EXERCISE:
Starting at the first line of the data, print each line verbatim up to and including the line bearing "makeHatch(), repeat: 'repeat'", omitting pictures.

────

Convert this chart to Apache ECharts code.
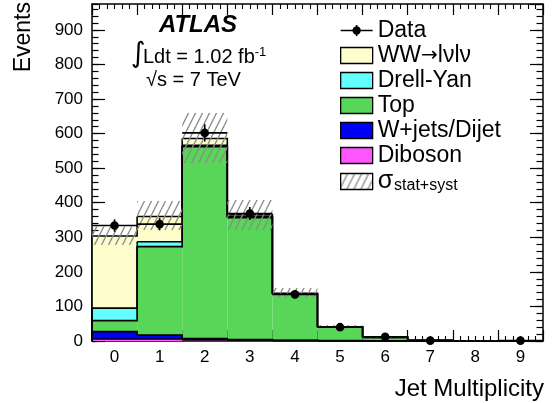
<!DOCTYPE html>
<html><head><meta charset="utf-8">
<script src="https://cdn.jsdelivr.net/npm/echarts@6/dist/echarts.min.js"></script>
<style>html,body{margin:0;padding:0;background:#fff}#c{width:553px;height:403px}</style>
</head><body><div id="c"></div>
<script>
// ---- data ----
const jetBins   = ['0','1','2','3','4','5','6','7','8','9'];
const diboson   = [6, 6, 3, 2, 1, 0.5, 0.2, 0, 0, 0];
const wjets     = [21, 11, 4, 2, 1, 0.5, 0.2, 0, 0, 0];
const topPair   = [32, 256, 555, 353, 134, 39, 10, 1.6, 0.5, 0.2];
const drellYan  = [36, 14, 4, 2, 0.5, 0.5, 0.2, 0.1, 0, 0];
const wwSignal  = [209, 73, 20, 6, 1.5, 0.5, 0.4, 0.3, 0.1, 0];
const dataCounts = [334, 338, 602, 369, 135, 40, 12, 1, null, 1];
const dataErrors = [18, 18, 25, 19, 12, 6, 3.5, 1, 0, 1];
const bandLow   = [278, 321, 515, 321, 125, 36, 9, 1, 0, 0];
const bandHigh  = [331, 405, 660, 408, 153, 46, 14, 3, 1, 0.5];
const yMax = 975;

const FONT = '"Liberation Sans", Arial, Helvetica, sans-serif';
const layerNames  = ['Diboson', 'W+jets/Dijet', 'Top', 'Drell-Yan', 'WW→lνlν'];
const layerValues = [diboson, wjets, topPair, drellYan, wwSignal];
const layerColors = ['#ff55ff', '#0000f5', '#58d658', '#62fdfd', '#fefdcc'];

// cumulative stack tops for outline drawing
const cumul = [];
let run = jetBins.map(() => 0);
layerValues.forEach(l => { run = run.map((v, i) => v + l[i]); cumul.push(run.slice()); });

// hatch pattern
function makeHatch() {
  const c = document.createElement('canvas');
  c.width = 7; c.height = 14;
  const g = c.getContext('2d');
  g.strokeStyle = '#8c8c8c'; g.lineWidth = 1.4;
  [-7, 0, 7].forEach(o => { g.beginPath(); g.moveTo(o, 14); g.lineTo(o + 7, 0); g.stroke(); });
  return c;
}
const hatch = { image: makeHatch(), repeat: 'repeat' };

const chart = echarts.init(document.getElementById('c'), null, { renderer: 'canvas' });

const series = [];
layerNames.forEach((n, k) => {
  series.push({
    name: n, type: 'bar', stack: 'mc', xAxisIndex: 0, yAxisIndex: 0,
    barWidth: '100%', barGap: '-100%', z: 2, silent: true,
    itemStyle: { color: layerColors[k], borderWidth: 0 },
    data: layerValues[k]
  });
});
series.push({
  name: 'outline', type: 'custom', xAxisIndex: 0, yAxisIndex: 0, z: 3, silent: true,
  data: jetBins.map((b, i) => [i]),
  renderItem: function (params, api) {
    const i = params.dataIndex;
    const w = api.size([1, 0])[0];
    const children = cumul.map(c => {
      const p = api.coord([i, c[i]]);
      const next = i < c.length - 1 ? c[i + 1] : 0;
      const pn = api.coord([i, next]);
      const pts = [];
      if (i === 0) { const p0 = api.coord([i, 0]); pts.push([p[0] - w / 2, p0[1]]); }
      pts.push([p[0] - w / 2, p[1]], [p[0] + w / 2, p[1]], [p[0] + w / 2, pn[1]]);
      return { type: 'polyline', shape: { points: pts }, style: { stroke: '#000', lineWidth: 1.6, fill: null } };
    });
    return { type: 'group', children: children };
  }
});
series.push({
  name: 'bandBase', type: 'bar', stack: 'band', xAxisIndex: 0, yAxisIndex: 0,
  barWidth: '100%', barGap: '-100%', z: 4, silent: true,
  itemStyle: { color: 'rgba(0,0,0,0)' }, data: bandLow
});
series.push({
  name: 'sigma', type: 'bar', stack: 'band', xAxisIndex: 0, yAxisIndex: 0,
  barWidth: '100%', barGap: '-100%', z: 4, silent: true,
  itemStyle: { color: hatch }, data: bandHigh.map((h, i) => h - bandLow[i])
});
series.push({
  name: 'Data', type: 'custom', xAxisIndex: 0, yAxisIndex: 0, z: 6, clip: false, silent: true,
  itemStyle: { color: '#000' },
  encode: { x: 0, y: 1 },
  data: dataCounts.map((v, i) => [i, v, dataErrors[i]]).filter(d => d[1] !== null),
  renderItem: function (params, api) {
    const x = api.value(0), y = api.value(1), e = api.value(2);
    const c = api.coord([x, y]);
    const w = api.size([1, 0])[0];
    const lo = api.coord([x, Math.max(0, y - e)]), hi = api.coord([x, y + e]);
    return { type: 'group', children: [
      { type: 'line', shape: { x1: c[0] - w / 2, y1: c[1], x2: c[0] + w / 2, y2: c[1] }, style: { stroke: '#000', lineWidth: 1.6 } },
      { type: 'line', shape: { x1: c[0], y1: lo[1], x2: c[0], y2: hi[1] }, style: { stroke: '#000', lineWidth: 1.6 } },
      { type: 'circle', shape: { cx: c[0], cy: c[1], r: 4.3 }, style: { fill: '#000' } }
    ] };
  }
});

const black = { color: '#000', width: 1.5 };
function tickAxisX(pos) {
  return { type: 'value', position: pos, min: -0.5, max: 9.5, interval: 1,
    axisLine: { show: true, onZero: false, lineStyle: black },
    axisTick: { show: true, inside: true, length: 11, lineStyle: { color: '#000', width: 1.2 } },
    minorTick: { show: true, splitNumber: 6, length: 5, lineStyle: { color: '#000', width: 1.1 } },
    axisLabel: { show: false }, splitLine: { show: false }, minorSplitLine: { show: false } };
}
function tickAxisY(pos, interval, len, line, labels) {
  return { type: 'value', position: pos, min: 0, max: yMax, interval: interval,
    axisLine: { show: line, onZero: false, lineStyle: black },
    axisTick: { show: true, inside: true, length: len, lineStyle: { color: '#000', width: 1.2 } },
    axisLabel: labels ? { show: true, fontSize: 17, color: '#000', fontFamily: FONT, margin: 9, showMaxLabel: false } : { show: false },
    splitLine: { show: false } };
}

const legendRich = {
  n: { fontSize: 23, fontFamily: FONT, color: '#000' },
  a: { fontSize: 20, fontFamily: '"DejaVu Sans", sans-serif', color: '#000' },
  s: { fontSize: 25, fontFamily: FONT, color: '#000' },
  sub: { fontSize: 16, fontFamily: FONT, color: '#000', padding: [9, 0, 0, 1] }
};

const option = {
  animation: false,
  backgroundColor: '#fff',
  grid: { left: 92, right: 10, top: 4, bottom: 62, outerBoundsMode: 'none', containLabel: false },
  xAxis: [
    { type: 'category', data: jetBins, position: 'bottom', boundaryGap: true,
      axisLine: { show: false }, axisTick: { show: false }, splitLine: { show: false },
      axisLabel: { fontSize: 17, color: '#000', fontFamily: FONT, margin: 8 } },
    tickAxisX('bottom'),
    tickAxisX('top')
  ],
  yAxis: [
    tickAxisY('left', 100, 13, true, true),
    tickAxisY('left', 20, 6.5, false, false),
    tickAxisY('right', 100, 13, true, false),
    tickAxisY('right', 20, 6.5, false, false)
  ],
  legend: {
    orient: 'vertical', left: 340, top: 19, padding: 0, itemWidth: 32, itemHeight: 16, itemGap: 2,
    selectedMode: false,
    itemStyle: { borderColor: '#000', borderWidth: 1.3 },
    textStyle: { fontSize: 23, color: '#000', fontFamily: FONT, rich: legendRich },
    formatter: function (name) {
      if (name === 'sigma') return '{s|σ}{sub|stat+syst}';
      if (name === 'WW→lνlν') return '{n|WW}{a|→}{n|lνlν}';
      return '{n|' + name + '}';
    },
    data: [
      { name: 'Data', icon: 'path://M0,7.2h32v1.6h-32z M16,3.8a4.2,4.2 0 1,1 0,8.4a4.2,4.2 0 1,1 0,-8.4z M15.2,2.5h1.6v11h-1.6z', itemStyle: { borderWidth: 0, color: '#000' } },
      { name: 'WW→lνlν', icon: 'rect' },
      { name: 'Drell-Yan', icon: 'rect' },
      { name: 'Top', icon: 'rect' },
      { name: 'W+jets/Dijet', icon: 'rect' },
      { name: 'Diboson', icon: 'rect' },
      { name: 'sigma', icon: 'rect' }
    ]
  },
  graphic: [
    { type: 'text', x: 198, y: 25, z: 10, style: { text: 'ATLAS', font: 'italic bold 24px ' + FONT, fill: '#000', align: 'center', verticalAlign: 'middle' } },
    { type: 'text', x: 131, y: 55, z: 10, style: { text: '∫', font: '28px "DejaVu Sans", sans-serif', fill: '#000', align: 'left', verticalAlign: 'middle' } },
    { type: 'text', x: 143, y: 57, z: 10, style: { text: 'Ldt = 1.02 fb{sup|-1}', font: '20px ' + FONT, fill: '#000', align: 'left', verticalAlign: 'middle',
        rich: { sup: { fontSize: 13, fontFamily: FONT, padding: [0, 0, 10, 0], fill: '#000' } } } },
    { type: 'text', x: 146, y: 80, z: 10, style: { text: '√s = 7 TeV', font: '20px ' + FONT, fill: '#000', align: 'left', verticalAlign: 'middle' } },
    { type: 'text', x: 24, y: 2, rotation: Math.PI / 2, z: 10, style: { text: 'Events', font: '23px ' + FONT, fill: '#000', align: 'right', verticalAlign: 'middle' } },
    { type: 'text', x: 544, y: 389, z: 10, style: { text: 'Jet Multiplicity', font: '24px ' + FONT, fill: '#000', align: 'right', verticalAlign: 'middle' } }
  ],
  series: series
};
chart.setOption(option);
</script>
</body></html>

────

RESULT OF THIS EXERCISE:
Convert this chart to Apache ECharts code.
<!DOCTYPE html>
<html><head><meta charset="utf-8">
<script src="https://cdn.jsdelivr.net/npm/echarts@6/dist/echarts.min.js"></script>
<style>html,body{margin:0;padding:0;background:#fff}#c{width:553px;height:403px}</style>
</head><body><div id="c"></div>
<script>
// ---- data ----
const jetBins   = ['0','1','2','3','4','5','6','7','8','9'];
const diboson   = [6, 6, 3, 2, 1, 0.5, 0.2, 0, 0, 0];
const wjets     = [21, 11, 4, 2, 1, 0.5, 0.2, 0, 0, 0];
const topPair   = [32, 256, 555, 353, 134, 39, 10, 1.6, 0.5, 0.2];
const drellYan  = [36, 14, 4, 2, 0.5, 0.5, 0.2, 0.1, 0, 0];
const wwSignal  = [209, 73, 20, 6, 1.5, 0.5, 0.4, 0.3, 0.1, 0];
const dataCounts = [334, 338, 602, 369, 135, 40, 12, 1, null, 1];
const dataErrors = [18, 18, 25, 19, 12, 6, 3.5, 1, 0, 1];
const bandLow   = [278, 321, 515, 321, 125, 36, 9, 1, 0, 0];
const bandHigh  = [331, 405, 660, 408, 153, 46, 14, 3, 1, 0.5];
const yMax = 975;

const FONT = '"Liberation Sans", Arial, Helvetica, sans-serif';
const layerNames  = ['Diboson', 'W+jets/Dijet', 'Top', 'Drell-Yan', 'WW→lνlν'];
const layerValues = [diboson, wjets, topPair, drellYan, wwSignal];
const layerColors = ['#ff55ff', '#0000f5', '#58d658', '#62fdfd', '#fefdcc'];

// cumulative stack tops for outline drawing
const cumul = [];
let run = jetBins.map(() => 0);
layerValues.forEach(l => { run = run.map((v, i) => v + l[i]); cumul.push(run.slice()); });

// hatch pattern
function makeHatch() {
  const c = document.createElement('canvas');
  c.width = 7; c.height = 14;
  const g = c.getContext('2d');
  g.strokeStyle = '#8c8c8c'; g.lineWidth = 1.4;
  [-7, 0, 7].forEach(o => { g.beginPath(); g.moveTo(o, 14); g.lineTo(o + 7, 0); g.stroke(); });
  return c;
}
const hatch = { image: makeHatch(), repeat: 'repeat' };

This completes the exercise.